I would’ve posted a comment like this a few days after the others, but then your written articles got hacked and then removed or disabled. I’m glad to see this one, at least, restored to the Web.
Chris Field says
I note the comments by Daniel and reiterate the statement in my article….
“Any and all display of the naked body is at its core a violation of human conscience, because it is a violation of our divine personal preserve, our sacred nakedness.”
This includes “artistic” interest in nakedness and children playing “doctors and nurses”. Such exposure of nakedness violates the sacredness of nakedness, which is the God-imposed limitation of our nakedness.
Medical necessity and midwifery require limited exposure of nakedness, but do not void the moral limits upon our private nakedness.
And Daniel has rightly identified genitals as the key element of our nakedness which requires protection from exposure.
Your Name Daniel P. Eberhardy says
In my extended comment above, the phrase about educating children should have specified sexual education.
Your Name Daniel P. Eberhardy says
This article makes some good points but has some room for improvement.
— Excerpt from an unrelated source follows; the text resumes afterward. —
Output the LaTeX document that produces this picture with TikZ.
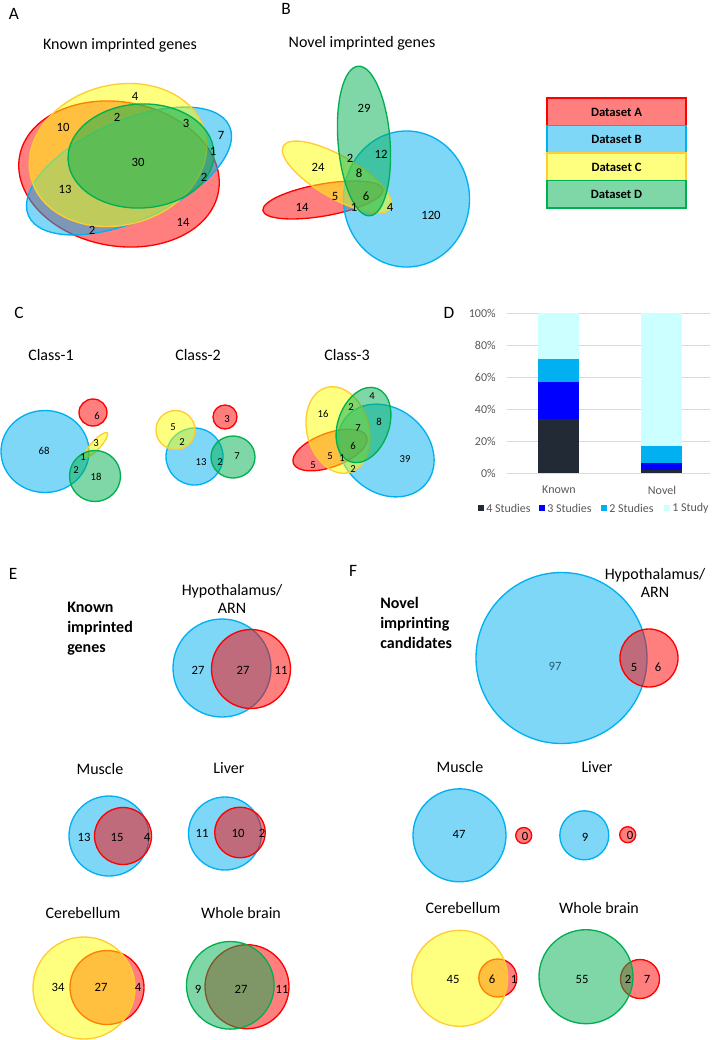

Our bodies are private especially because of our genitals, which are designed for self-sacrifice to a spouse for life and for generating more human beings–purposes sacred enough to consider the genitals as chalices. Nakedness is primarily for showing this commitment: a lifelong sexual priesthood with the spouses themselves as the sacrificial victims, with self-surrender, self-emptying, vulnerability, letting each other invade their privacy, and a kind of martyrdom, and misusing nakedness and sex is sacrilege. “We shouldn’t be ashamed of our bodies” does not logically imply “no shame of unauthorized sexual invasions.” By the way, immodest dress in public is improper for the same reason that total nakedness is. In public, clothing should say, in effect, “No sexual trespassing.” Incidentally, contraception is improper because it vitiates the full self-giving and vulnerability of spouses through refusing the gift of their fertility.
The problem of the article is that we might infer that all nonmarital nakedness is improper. The following should be all right if they respect sexual privacy, for instance: young children playing “doctor,” parents showing their bodies when educating their young children, patients’ nakedness during medical procedures, and artistic nude paintings and statues, e.g., in the Sistine Chapel. Another point: Genesis says that Adam hid himself only after the Fall.
If ratings of up to 5 stars were available, I’d give 4 stars.